**DATA EXCERPTS**
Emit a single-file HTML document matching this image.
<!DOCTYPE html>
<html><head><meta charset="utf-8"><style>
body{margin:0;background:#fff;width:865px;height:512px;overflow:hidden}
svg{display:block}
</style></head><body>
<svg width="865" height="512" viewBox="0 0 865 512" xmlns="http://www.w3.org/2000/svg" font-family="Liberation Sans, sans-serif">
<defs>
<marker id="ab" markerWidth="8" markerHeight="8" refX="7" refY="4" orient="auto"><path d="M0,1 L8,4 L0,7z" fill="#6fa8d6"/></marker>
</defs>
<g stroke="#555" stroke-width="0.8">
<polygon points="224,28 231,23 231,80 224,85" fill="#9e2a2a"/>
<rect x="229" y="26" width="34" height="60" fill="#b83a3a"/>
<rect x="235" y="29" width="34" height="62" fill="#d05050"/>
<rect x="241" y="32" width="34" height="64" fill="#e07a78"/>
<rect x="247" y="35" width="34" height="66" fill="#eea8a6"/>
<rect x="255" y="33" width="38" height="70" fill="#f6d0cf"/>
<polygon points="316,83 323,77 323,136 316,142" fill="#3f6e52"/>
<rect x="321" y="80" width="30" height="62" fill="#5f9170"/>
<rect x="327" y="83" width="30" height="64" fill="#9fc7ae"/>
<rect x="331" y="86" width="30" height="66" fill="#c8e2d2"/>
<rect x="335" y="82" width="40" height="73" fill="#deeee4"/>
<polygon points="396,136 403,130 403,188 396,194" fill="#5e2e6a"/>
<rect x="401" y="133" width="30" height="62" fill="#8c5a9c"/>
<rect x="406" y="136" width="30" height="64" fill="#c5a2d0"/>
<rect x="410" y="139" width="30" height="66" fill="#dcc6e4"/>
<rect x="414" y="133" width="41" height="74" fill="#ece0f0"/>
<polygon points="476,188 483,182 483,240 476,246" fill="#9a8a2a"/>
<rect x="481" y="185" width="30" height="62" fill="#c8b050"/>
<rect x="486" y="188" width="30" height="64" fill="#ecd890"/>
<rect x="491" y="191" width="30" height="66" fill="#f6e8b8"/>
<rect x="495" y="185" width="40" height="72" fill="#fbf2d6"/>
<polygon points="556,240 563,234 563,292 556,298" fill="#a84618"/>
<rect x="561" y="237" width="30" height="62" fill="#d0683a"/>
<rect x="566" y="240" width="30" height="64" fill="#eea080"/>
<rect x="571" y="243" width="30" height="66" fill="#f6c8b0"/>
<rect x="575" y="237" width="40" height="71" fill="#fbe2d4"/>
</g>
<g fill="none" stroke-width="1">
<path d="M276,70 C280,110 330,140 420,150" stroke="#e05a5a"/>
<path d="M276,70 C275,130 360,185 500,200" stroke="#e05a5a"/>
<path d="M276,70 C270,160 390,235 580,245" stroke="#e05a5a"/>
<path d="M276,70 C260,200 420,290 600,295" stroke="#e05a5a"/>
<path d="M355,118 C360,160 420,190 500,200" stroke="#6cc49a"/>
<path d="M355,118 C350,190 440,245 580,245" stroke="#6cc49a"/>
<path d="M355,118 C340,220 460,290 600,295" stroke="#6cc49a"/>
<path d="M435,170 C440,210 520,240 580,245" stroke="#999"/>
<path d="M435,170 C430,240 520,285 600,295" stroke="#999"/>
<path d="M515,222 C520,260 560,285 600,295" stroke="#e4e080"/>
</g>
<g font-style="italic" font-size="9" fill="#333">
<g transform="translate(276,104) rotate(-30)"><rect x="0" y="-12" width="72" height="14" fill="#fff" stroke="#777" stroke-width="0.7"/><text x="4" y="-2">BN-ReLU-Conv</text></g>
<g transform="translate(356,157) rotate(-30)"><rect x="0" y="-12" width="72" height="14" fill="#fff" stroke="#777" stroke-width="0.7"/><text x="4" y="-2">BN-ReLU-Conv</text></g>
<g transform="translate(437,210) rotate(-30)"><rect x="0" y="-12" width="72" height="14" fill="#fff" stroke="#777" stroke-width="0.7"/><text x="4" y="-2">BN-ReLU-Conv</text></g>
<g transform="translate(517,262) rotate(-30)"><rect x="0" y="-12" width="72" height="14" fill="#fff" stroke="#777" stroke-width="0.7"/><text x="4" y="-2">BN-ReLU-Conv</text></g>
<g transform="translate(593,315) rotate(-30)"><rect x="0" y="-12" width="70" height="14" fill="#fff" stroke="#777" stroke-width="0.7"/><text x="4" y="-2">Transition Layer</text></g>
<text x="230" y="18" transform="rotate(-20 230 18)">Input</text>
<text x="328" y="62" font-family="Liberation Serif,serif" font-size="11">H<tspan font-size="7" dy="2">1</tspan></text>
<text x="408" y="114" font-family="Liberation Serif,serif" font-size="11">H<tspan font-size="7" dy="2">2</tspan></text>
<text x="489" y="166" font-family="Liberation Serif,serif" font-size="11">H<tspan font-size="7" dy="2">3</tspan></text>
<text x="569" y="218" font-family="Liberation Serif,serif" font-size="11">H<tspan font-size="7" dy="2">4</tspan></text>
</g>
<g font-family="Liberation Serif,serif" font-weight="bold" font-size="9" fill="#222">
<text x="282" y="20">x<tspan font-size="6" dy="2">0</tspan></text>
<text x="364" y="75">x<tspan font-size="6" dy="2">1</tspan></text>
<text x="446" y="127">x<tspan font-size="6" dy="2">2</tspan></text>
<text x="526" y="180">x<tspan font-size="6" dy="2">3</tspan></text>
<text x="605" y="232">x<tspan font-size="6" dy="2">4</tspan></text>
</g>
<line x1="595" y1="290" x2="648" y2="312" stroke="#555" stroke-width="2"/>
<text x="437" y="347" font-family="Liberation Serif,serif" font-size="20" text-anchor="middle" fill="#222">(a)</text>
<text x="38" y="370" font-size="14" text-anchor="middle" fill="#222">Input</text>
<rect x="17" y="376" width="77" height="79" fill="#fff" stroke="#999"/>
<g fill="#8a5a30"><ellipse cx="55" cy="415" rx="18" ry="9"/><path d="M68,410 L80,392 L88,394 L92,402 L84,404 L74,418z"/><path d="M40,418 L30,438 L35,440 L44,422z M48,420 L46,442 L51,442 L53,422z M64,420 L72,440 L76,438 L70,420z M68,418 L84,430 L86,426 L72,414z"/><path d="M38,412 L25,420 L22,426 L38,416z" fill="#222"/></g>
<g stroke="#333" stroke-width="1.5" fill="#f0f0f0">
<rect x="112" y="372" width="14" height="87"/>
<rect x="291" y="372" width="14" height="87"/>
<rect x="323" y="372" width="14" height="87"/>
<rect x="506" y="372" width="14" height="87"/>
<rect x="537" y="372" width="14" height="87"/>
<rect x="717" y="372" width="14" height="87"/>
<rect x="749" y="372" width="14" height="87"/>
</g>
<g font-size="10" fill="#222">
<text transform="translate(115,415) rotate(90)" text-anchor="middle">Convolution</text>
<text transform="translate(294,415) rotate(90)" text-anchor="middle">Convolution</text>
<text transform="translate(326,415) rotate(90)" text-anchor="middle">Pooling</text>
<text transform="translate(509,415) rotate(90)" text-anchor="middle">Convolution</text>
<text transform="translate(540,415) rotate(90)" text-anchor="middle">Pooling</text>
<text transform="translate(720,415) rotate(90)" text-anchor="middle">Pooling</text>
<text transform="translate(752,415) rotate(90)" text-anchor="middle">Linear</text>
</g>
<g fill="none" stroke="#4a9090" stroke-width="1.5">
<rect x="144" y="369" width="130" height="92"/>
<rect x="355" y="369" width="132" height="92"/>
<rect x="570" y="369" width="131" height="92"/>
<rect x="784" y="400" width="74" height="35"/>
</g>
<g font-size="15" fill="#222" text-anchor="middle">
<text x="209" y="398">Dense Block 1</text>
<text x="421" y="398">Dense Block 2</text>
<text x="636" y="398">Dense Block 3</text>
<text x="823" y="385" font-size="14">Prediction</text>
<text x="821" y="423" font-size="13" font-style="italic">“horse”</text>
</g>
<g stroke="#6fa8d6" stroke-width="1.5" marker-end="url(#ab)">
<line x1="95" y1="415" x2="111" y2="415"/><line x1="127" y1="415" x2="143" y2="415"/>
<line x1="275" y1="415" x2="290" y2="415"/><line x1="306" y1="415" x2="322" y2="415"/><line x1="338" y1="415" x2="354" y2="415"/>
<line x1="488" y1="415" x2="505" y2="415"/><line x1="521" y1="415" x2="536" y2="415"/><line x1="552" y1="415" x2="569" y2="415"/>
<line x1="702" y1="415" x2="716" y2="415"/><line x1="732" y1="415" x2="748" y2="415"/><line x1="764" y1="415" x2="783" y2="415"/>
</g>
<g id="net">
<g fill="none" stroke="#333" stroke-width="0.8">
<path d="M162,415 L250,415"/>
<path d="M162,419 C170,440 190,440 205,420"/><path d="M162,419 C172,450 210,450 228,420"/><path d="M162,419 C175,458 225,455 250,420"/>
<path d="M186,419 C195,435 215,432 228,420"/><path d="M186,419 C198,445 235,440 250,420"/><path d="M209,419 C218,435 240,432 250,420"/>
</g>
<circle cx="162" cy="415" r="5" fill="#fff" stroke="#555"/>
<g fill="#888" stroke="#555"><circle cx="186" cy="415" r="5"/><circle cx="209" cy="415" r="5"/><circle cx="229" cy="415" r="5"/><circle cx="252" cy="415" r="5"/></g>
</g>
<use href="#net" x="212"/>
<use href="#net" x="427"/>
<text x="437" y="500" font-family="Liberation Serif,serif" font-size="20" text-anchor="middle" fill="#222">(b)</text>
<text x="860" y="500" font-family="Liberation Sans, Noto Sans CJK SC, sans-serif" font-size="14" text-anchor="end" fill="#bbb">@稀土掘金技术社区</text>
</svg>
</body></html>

--

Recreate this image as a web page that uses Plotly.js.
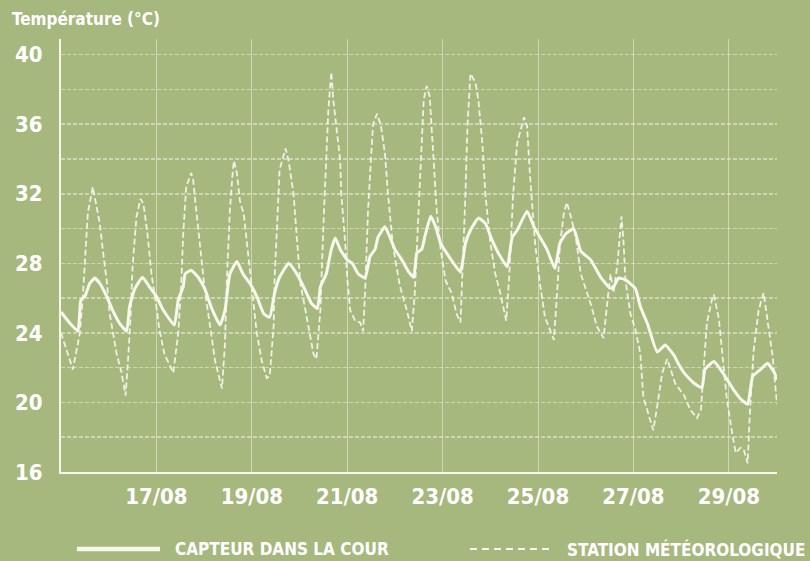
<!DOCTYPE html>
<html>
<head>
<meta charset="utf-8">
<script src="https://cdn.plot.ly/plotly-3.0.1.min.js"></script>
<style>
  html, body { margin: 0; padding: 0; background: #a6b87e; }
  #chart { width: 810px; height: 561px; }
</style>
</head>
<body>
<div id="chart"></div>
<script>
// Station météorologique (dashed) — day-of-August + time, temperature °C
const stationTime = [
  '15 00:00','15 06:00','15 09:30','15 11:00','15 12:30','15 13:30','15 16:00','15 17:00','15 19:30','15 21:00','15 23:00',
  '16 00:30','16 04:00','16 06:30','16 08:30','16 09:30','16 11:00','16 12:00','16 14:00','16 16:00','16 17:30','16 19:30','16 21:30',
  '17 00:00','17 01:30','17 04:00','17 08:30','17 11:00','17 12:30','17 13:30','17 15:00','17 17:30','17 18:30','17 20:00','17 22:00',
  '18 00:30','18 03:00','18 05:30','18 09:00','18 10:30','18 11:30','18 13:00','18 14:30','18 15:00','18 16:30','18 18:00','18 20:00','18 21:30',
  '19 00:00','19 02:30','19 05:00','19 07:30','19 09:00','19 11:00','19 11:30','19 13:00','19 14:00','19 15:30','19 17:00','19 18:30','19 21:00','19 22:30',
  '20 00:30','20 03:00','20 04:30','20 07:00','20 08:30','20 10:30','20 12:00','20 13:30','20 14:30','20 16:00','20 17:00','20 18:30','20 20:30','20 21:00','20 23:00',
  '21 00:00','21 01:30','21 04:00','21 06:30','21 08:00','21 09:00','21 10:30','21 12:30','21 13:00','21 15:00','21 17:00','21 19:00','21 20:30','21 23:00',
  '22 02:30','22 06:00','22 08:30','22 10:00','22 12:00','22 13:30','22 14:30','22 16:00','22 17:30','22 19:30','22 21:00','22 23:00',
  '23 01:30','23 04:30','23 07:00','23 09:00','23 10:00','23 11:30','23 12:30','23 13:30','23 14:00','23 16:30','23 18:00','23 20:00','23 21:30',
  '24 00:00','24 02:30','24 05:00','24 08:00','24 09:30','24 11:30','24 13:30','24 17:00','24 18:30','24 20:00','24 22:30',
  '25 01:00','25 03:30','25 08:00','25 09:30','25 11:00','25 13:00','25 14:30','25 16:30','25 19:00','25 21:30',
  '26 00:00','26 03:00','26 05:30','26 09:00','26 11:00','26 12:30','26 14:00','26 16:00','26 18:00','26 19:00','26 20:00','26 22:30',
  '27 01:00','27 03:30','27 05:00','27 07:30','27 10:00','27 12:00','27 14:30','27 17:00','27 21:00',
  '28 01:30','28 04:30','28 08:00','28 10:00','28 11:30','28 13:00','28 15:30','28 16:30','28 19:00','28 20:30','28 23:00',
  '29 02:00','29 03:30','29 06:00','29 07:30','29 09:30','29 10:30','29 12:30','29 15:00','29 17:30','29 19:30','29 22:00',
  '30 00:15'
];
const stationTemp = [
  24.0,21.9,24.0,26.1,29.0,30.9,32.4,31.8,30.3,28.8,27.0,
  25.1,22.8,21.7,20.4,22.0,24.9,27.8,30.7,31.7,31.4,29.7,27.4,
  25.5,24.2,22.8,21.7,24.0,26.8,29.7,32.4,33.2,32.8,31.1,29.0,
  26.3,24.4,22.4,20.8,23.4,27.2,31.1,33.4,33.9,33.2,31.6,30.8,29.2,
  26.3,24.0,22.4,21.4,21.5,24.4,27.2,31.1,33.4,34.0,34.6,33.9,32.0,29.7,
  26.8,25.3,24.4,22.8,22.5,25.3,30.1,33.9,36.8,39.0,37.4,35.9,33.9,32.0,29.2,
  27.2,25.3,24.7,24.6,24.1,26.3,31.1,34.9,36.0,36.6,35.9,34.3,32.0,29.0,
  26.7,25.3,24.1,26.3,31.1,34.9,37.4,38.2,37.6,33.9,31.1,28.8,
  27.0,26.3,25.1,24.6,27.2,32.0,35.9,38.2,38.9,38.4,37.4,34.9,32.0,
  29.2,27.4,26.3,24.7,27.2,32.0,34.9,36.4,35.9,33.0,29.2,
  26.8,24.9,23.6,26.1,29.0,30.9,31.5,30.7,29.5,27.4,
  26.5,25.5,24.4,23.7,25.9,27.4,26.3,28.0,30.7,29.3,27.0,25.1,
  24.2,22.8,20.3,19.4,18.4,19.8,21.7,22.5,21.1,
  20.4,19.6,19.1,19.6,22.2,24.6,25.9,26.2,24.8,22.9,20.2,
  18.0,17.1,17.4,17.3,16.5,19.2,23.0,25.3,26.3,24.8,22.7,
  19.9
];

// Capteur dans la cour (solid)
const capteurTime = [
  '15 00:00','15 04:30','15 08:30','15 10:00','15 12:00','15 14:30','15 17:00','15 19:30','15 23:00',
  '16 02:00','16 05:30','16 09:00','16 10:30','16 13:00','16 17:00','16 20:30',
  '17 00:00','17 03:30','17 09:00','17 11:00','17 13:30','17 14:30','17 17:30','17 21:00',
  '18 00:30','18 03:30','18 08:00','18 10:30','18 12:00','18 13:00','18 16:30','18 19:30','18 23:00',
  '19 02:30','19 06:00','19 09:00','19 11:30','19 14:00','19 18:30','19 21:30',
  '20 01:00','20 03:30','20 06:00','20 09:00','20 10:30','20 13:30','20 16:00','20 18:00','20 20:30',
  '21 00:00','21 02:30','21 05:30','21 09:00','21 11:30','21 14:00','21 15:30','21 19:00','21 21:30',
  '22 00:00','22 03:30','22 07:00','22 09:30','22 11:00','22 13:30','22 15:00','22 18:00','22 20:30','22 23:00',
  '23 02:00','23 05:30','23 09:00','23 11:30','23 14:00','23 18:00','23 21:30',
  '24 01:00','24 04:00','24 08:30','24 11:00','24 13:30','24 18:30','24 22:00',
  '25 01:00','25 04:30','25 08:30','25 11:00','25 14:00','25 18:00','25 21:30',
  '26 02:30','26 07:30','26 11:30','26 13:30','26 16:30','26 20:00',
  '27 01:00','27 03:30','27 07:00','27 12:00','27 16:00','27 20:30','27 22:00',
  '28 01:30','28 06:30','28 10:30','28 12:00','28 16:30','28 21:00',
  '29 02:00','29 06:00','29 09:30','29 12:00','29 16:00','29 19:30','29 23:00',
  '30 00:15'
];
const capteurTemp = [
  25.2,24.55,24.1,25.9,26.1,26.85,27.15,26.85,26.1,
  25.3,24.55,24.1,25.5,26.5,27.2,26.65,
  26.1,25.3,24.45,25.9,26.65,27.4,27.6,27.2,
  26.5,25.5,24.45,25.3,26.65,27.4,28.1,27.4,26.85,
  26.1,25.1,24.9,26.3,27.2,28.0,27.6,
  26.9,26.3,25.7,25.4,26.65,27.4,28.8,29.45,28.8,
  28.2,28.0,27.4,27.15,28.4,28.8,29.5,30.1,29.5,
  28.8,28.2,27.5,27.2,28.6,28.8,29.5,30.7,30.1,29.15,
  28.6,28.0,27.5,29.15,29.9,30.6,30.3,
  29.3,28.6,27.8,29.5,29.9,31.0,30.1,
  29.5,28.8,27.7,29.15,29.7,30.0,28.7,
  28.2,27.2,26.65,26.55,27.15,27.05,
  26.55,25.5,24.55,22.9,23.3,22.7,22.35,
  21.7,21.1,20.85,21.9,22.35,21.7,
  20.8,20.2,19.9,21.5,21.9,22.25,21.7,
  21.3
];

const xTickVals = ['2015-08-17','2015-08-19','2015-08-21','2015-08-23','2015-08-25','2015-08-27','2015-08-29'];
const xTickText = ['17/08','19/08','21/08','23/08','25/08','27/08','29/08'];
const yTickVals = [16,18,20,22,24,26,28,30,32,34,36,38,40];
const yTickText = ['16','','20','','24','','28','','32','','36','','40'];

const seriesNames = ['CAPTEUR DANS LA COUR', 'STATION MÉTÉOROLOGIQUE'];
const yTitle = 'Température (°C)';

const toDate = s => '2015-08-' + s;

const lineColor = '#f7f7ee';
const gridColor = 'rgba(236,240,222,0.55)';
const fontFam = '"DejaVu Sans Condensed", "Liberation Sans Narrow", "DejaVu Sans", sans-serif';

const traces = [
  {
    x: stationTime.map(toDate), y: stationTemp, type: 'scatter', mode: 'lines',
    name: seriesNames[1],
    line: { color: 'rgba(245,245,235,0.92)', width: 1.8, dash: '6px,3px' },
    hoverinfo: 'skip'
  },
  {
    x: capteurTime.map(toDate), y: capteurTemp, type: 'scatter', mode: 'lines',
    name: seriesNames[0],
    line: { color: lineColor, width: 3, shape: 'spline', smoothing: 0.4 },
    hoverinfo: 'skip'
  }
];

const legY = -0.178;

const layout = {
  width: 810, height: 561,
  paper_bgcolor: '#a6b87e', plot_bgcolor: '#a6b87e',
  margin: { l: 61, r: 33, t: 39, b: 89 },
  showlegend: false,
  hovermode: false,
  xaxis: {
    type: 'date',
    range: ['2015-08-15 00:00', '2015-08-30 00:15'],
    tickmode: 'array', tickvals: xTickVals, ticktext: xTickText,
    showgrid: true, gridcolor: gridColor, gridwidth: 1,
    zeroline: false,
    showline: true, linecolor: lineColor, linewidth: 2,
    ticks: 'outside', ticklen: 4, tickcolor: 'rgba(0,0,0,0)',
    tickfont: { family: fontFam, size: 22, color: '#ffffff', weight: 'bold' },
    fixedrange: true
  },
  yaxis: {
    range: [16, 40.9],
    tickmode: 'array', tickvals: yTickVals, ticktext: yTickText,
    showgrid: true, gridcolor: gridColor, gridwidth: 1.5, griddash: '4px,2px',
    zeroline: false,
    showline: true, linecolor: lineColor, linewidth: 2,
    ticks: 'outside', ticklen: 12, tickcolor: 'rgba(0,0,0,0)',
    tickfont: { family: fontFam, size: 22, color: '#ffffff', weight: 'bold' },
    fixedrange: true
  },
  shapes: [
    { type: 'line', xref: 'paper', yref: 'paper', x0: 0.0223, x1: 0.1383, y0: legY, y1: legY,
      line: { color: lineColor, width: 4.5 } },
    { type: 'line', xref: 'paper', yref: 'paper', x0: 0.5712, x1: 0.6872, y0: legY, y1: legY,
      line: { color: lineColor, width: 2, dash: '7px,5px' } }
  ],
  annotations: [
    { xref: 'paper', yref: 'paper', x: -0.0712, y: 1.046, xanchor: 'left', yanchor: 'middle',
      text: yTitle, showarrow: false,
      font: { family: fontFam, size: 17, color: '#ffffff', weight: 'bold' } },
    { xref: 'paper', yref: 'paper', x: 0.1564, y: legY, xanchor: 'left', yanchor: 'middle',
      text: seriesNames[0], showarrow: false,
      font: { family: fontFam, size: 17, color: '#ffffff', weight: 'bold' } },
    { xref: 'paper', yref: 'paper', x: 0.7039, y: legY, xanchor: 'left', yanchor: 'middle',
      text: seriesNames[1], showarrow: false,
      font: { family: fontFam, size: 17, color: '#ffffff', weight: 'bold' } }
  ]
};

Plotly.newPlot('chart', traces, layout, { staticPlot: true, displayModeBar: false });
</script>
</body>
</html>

* * *

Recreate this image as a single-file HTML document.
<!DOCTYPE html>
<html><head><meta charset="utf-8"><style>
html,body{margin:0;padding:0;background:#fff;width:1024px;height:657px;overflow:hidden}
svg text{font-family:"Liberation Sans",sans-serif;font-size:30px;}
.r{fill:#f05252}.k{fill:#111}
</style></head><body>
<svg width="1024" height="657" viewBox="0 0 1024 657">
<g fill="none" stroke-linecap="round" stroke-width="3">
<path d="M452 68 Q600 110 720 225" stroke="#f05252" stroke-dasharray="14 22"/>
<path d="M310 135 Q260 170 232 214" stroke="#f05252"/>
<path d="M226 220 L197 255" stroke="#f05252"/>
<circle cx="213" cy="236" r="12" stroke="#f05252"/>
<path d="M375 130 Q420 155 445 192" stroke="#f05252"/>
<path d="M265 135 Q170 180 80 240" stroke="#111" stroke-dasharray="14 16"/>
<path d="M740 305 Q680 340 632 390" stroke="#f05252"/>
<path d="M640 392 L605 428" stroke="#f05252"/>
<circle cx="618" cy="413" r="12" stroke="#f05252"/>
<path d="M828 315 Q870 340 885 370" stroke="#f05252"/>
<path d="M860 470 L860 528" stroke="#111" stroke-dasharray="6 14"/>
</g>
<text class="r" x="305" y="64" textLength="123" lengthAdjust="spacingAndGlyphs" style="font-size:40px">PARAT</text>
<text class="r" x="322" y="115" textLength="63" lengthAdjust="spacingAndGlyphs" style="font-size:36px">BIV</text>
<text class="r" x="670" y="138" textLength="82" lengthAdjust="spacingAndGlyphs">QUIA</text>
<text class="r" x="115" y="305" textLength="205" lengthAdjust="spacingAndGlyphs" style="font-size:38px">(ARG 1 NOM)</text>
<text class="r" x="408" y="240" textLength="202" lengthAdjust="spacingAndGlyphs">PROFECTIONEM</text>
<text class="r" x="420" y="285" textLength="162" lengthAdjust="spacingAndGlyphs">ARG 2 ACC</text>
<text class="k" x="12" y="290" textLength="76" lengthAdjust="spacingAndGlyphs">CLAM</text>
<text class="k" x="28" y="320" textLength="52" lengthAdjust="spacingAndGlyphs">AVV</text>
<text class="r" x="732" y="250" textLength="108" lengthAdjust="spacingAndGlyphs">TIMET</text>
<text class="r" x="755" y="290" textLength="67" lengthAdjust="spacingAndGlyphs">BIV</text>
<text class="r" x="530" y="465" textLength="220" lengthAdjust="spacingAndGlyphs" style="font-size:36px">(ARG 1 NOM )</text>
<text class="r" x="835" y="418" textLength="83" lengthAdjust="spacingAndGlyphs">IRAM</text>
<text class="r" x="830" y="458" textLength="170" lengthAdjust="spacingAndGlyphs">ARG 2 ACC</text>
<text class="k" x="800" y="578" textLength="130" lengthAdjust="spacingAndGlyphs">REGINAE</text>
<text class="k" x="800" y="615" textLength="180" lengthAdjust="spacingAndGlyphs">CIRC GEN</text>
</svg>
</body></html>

**GOAL**
Which lines contain "single"? Copy each of them.

**EXERCISE RESULT**
Emit a single-file HTML document matching this image.
Recreate this image as a single-file HTML document.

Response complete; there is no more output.